Tuesday, June 26, 2007

Two Faces Have I

All of the art I've wanted to make lately has had some sort of dual nature. Some sort of perfection contrasted with some kind of deformity. I'm dreaming of a perfect wing and a broken wing. I'm thinking of an angel's face with a scar running down the middle. My next sculpture is going to be a tree with a broken limb. An iron tree. That's a contradiction in itself, maybe.


I'm a creature of contradictions. I guess we all are. Something in me wants to bring evil to myself. I want to eat too much. I want to drink too much. I want to watch too much television. And that's a good day. Sometimes, I want to get in the car and just drive till I can't anymore. At the same time, something in me really wants to take two handfuls of life. I want to do art. I want to write. I want to be with friends. I want to celebrate my marriage. I want to pray. As I walk this path, I pray that Jesus will draw me to the life. I pray that he will save me from the dark. It scares me to admit that there is something inside of me that wants to kill me. But, I know it won't. It can't. Maybe that's what this "being saved" is about. Saved from hell? Sure. Maybe even better, though, is being saved from that three-stranded evil (flesh, devil, sin) that's wrapped around my soul. Saved. Delivered. Entirely. No matter how hard I try, I can't won't kill myself. But I might always want to.
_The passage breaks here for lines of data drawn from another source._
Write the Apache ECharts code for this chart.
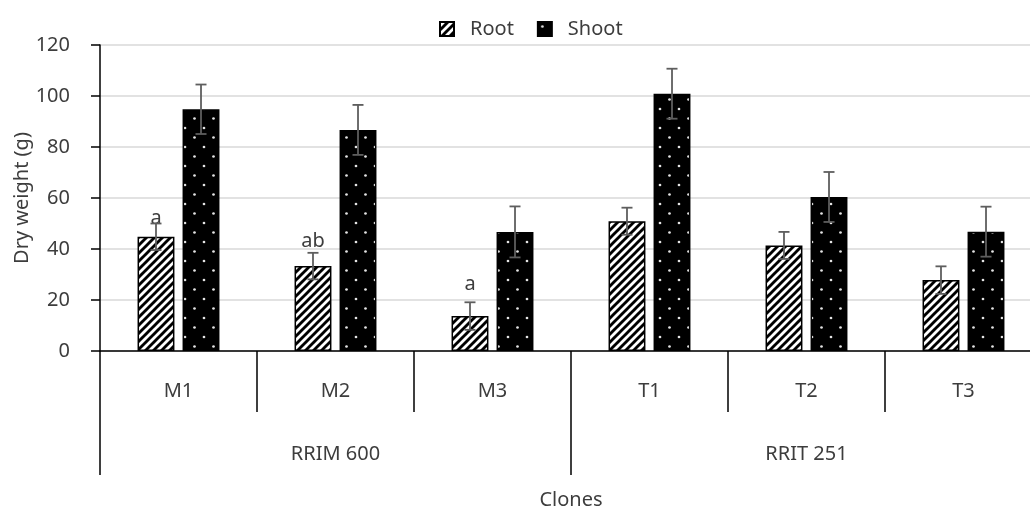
<!DOCTYPE html>
<html>
<head>
<meta charset="utf-8">
<title>Dry weight by clone</title>
<script src="https://cdn.jsdelivr.net/npm/echarts@6/dist/echarts.min.js"></script>
<style>
  html, body { margin: 0; padding: 0; background: #fff; }
  #chart { width: 1030px; height: 508px; }
</style>
</head>
<body>
<div id="chart"></div>
<script>
// Clones and the two parent groups they belong to
const categories = ['M1', 'M2', 'M3', 'T1', 'T2', 'T3'];
const groups = ['RRIM 600', 'RRIT 251'];

// Mean dry weight (g) and standard error per clone
const rootValues = [44.8, 33.3, 13.7, 50.9, 41.4, 27.8];
const rootErrors = [5.2, 5.2, 5.4, 5.3, 5.3, 5.4];
const shootValues = [94.8, 86.7, 46.7, 100.9, 60.4, 46.8];
const shootErrors = [9.7, 9.8, 10.0, 9.8, 9.8, 9.8];

// Significance letters above the root bars
const rootLetters = ['a', 'ab', 'a', '', '', ''];
const letterGaps = [8, 15, 22, 0, 0, 0];

const yTicks = { min: 0, max: 120, interval: 20 };

const FONT = 'Noto Sans';
const TEXT = '#3d3d3d';
const BAR_RATIO = 0.235;
const BAR_GAP = 0.22;

// Wide upward diagonal hatch
function hatchPattern() {
  const s = 8;
  const c = document.createElement('canvas');
  c.width = s; c.height = s;
  const g = c.getContext('2d');
  g.fillStyle = '#fff';
  g.fillRect(0, 0, s, s);
  g.strokeStyle = '#000';
  g.lineWidth = 2.9;
  for (let k = -s; k <= s; k += s) {
    g.beginPath();
    g.moveTo(k - 1, s + 1);
    g.lineTo(k + s + 1, -1);
    g.stroke();
  }
  return c;
}

// Black fill with staggered light dots
function dotPattern() {
  const s = 19;
  const c = document.createElement('canvas');
  c.width = s; c.height = s;
  const g = c.getContext('2d');
  g.fillStyle = '#000';
  g.fillRect(0, 0, s, s);
  g.fillStyle = '#e4e4e4';
  [[4.5, 4.5], [14, 14]].forEach(([x, y]) => {
    g.beginPath();
    g.arc(x, y, 1.35, 0, Math.PI * 2);
    g.fill();
  });
  return c;
}

const hatch = { image: hatchPattern(), repeat: 'repeat' };
const dots = { image: dotPattern(), repeat: 'repeat' };

function errorBars(sign) {
  return function (params, api) {
    const i = api.value(0);
    const v = api.value(1);
    const e = api.value(2);
    const band = api.size([1, 0])[0];
    const bw = band * BAR_RATIO;
    const off = sign * bw * (1 + BAR_GAP) / 2;
    const top = api.coord([i, v + e]);
    const bot = api.coord([i, v - e]);
    const x = top[0] + off;
    const cap = 5.5;
    const style = { stroke: '#5e5e5e', lineWidth: 1.8 };
    return {
      type: 'group',
      children: [
        { type: 'line', shape: { x1: x, y1: top[1], x2: x, y2: bot[1] }, style },
        { type: 'line', shape: { x1: x - cap, y1: top[1], x2: x + cap, y2: top[1] }, style },
        { type: 'line', shape: { x1: x - cap, y1: bot[1], x2: x + cap, y2: bot[1] }, style }
      ]
    };
  };
}

const chart = echarts.init(document.getElementById('chart'), null, { renderer: 'canvas' });

chart.setOption({
  animation: false,
  textStyle: { fontFamily: FONT },
  legend: {
    data: ['Root', 'Shoot'],
    left: 434,
    top: 14,
    icon: 'rect',
    itemWidth: 14,
    itemHeight: 14,
    itemGap: 23,
    textStyle: { fontFamily: FONT, fontSize: 20, color: TEXT, padding: [0, 0, 0, 11] }
  },
  grid: {
    left: 100,
    right: -12,
    top: 45,
    bottom: 157,
    outerBoundsMode: 'none',
    containLabel: false
  },
  xAxis: [
    {
      type: 'category',
      data: categories,
      position: 'bottom',
      axisLine: { show: true, lineStyle: { color: '#000', width: 1.5 } },
      axisTick: { show: true, interval: 0, length: 61, lineStyle: { color: '#000', width: 1.5 } },
      axisLabel: { interval: 0, margin: 30, fontSize: 20, color: TEXT, fontFamily: FONT },
      splitLine: { show: false }
    },
    {
      type: 'category',
      data: groups,
      position: 'bottom',
      axisLine: { show: false },
      axisTick: { show: true, interval: 0, length: 124, lineStyle: { color: '#000', width: 1.5 } },
      axisLabel: { interval: 0, margin: 93, fontSize: 20, color: TEXT, fontFamily: FONT },
      splitLine: { show: false },
      name: 'Clones',
      nameLocation: 'middle',
      nameGap: 139,
      nameTextStyle: { fontSize: 20, color: TEXT, fontFamily: FONT }
    }
  ],
  yAxis: {
    type: 'value',
    min: yTicks.min,
    max: yTicks.max,
    interval: yTicks.interval,
    axisLine: { show: true, lineStyle: { color: '#000', width: 1.5 } },
    axisTick: { show: true, length: 9, lineStyle: { color: '#000', width: 1.5 } },
    axisLabel: { margin: 30, fontSize: 20, color: TEXT, fontFamily: FONT },
    splitLine: { show: true, lineStyle: { color: '#d9d9d9', width: 1.5 } },
    name: 'Dry weight (g)',
    nameLocation: 'middle',
    nameRotate: 90,
    nameGap: 68,
    nameMoveOverlap: false,
    nameTextStyle: { fontSize: 20, color: TEXT, fontFamily: FONT }
  },
  series: [
    {
      name: 'Root',
      type: 'bar',
      xAxisIndex: 0,
      barWidth: (BAR_RATIO * 100) + '%',
      barGap: (BAR_GAP * 100) + '%',
      itemStyle: { color: hatch, borderColor: '#000', borderWidth: 1.5 },
      data: rootValues.map((v, i) => ({
        value: v,
        label: {
          show: rootLetters[i] !== '',
          position: 'top',
          distance: letterGaps[i],
          formatter: rootLetters[i],
          fontSize: 20,
          color: TEXT,
          fontFamily: FONT
        }
      })),
      z: 2
    },
    {
      name: 'Shoot',
      type: 'bar',
      xAxisIndex: 0,
      barWidth: (BAR_RATIO * 100) + '%',
      barGap: (BAR_GAP * 100) + '%',
      itemStyle: { color: dots, borderColor: '#000', borderWidth: 1.5 },
      data: shootValues,
      z: 2
    },
    {
      type: 'custom',
      xAxisIndex: 0,
      renderItem: errorBars(-1),
      encode: { x: 0, y: 1 },
      data: rootValues.map((v, i) => [i, v, rootErrors[i]]),
      z: 3,
      silent: true
    },
    {
      type: 'custom',
      xAxisIndex: 0,
      renderItem: errorBars(1),
      encode: { x: 0, y: 1 },
      data: shootValues.map((v, i) => [i, v, shootErrors[i]]),
      z: 3,
      silent: true
    }
  ]
});
</script>
</body>
</html>
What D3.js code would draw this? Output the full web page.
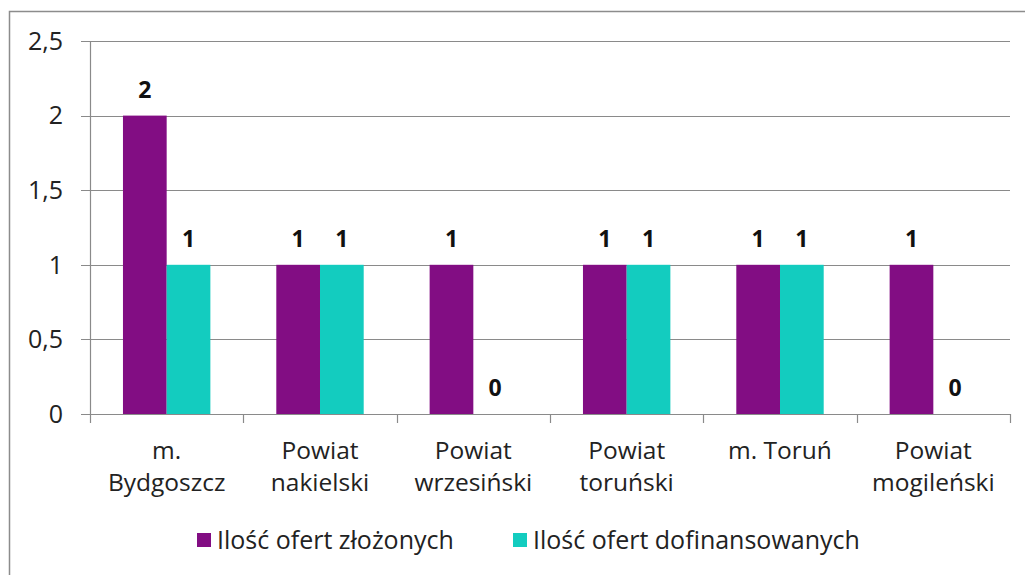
<!DOCTYPE html>
<html>
<head>
<meta charset="utf-8">
<script src="https://d3js.org/d3.v7.min.js"></script>
<style>
  body { margin: 0; background: #fff; }
  svg { font-family: 'Open Sans', sans-serif; }
</style>
</head>
<body>
<div id="chart"></div>
<script>
// data
var categories = [["m.", "Bydgoszcz"], ["Powiat", "nakielski"], ["Powiat", "wrzesiński"],
                  ["Powiat", "toruński"], ["m. Toruń"], ["Powiat", "mogileński"]];
var seriesNames = ["Ilość ofert złożonych", "Ilość ofert dofinansowanych"];
var submitted = [2, 1, 1, 1, 1, 1];
var funded = [1, 1, 0, 1, 1, 0];
var yTicks = [0, 0.5, 1, 1.5, 2, 2.5];
var colors = ["#820d83", "#13ccbf"];

var width = 1025, height = 575;
var margin = {left: 90, right: 15, top: 41, bottom: 161};

var svg = d3.select("#chart").append("svg")
  .attr("width", width).attr("height", height);

// outer frame
svg.append("rect")
  .attr("x", 9.5).attr("y", 11.5)
  .attr("width", 1030).attr("height", 600)
  .attr("fill", "none").attr("stroke", "#8c8c8c").attr("stroke-width", 1.5);

var idx = categories.map(function(d, i) { return i; });
var x = d3.scaleBand().domain(idx).range([margin.left, width - margin.right]);
var y = d3.scaleLinear().domain([0, 2.5]).range([height - margin.bottom, margin.top]);

var g = svg.append("g");

// gridlines
g.selectAll("line.grid").data(yTicks).enter().append("line")
  .attr("class", "grid")
  .attr("x1", margin.left - 9).attr("x2", width - margin.right)
  .attr("y1", function(d) { return Math.round(y(d)) + 0.5; })
  .attr("y2", function(d) { return Math.round(y(d)) + 0.5; })
  .attr("stroke", "#8a8a8a").attr("stroke-width", 1.2);

// y labels
g.selectAll("text.ylab").data(yTicks).enter().append("text")
  .attr("x", 63).attr("y", function(d) { return y(d); })
  .attr("dy", "0.35em").attr("text-anchor", "end")
  .attr("font-size", 25).attr("fill", "#222")
  .text(function(d) { return d3.format(".1~f")(d).replace(".", ","); });

// y axis line
g.append("line")
  .attr("x1", margin.left + 0.5).attr("x2", margin.left + 0.5)
  .attr("y1", y(2.5)).attr("y2", y(0))
  .attr("stroke", "#8a8a8a").attr("stroke-width", 1.2);

// category ticks
var catTicks = idx.map(function(i) { return x(i); }).concat([x(idx.length - 1) + x.bandwidth()]);
g.selectAll("line.ctick").data(catTicks).enter().append("line")
  .attr("x1", function(d) { return Math.round(d) + 0.5; })
  .attr("x2", function(d) { return Math.round(d) + 0.5; })
  .attr("y1", y(0)).attr("y2", y(0) + 9)
  .attr("stroke", "#8a8a8a").attr("stroke-width", 1.2);

// bars
var barW = x.bandwidth() * 0.285;
var series = [submitted, funded];
series.forEach(function(vals, s) {
  g.selectAll("rect.s" + s).data(vals).enter().append("rect")
    .attr("x", function(d, i) { return x(i) + x.bandwidth() / 2 + (s - 1) * barW; })
    .attr("y", function(d) { return y(d); })
    .attr("width", barW)
    .attr("height", function(d) { return y(0) - y(d); })
    .attr("fill", colors[s]);
  g.selectAll("text.v" + s).data(vals).enter().append("text")
    .attr("x", function(d, i) { return x(i) + x.bandwidth() / 2 + (s - 0.5) * barW; })
    .attr("y", function(d) { return y(d) - 26; })
    .attr("dy", "0.35em").attr("text-anchor", "middle")
    .attr("font-size", 23).attr("font-weight", "bold").attr("fill", "#111")
    .text(function(d) { return d; });
});

// category labels
var cl = g.selectAll("text.cat").data(categories).enter().append("text")
  .attr("text-anchor", "middle").attr("font-size", 24.5).attr("fill", "#222")
  .attr("transform", function(d, i) { return "translate(" + (x(i) + x.bandwidth() / 2) + "," + (y(0) + 45) + ")"; });
cl.selectAll("tspan").data(function(d) { return d; }).enter().append("tspan")
  .attr("x", 0).attr("y", function(d, j) { return j * 32; })
  .text(function(d) { return d; });

// legend
var legX = [197, 513];
var leg = svg.selectAll("g.leg").data(seriesNames).enter().append("g")
  .attr("transform", function(d, i) { return "translate(" + legX[i] + ",540)"; });
leg.append("rect").attr("x", 0).attr("y", -7).attr("width", 14).attr("height", 14)
  .attr("fill", function(d, i) { return colors[i]; });
leg.append("text").attr("x", 20).attr("dy", "0.35em")
  .attr("font-size", 25).attr("fill", "#222")
  .text(function(d) { return d; });
</script>
</body>
</html>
I think I've really grasped life twice in my life. The first time was when I begged God to save me. The second time was when I married David. I want to live. And I want to live abundantly. I have life and death set before me. I choose life. Now, I pray I'll be able to make the little lifeward movements my everyday existence requires. As a habit and a way of being.

Amen.

8 comments:

Ginny said...

Su, I wept when I read this. One, because it is beautifully written and because my heart and soul understood and agreed.

susan said...

You're a soul-sister,bra.:-)

Su

Anonymous said...

Oh I'm so happy, you're back! I've missed you.

I love your beautiful and brutal honesty in this.

Jason Harmon said...

does your Soprano's idea fit under the heading of "desire to make art" or "desire to be with friends"? It will be a fine line to walk though... we might just end up drinking too much.

izubg... failed xcmqxq

(sorry to be the guy who adds the light-hearted comment to the serious blog... thats how I roll [that comment in honor of your husband])

susan said...

Christian, I miss you too. Would you like to go see that exhibition at the Auburn museum sometime?

Jason, I want to make art AND be with friends AND (unfortunately) drink too much.

Su

Amanda said...

No weeping here, because that is not - unfortunately - how I roll. But it resounded with me as well, Su. I love it when people express what I've been feeling, but can't quite desribe. And you described it perfectly.

susan said...

It's cathartic to read that you people get what I'm saying. I was just thinking I was 12 shades of crazy.

Su

Anonymous said...

Just tell me when you're coming to town and we'll go. I was at the museum last week on an errand but wasn't in there long enough to view the exhibit.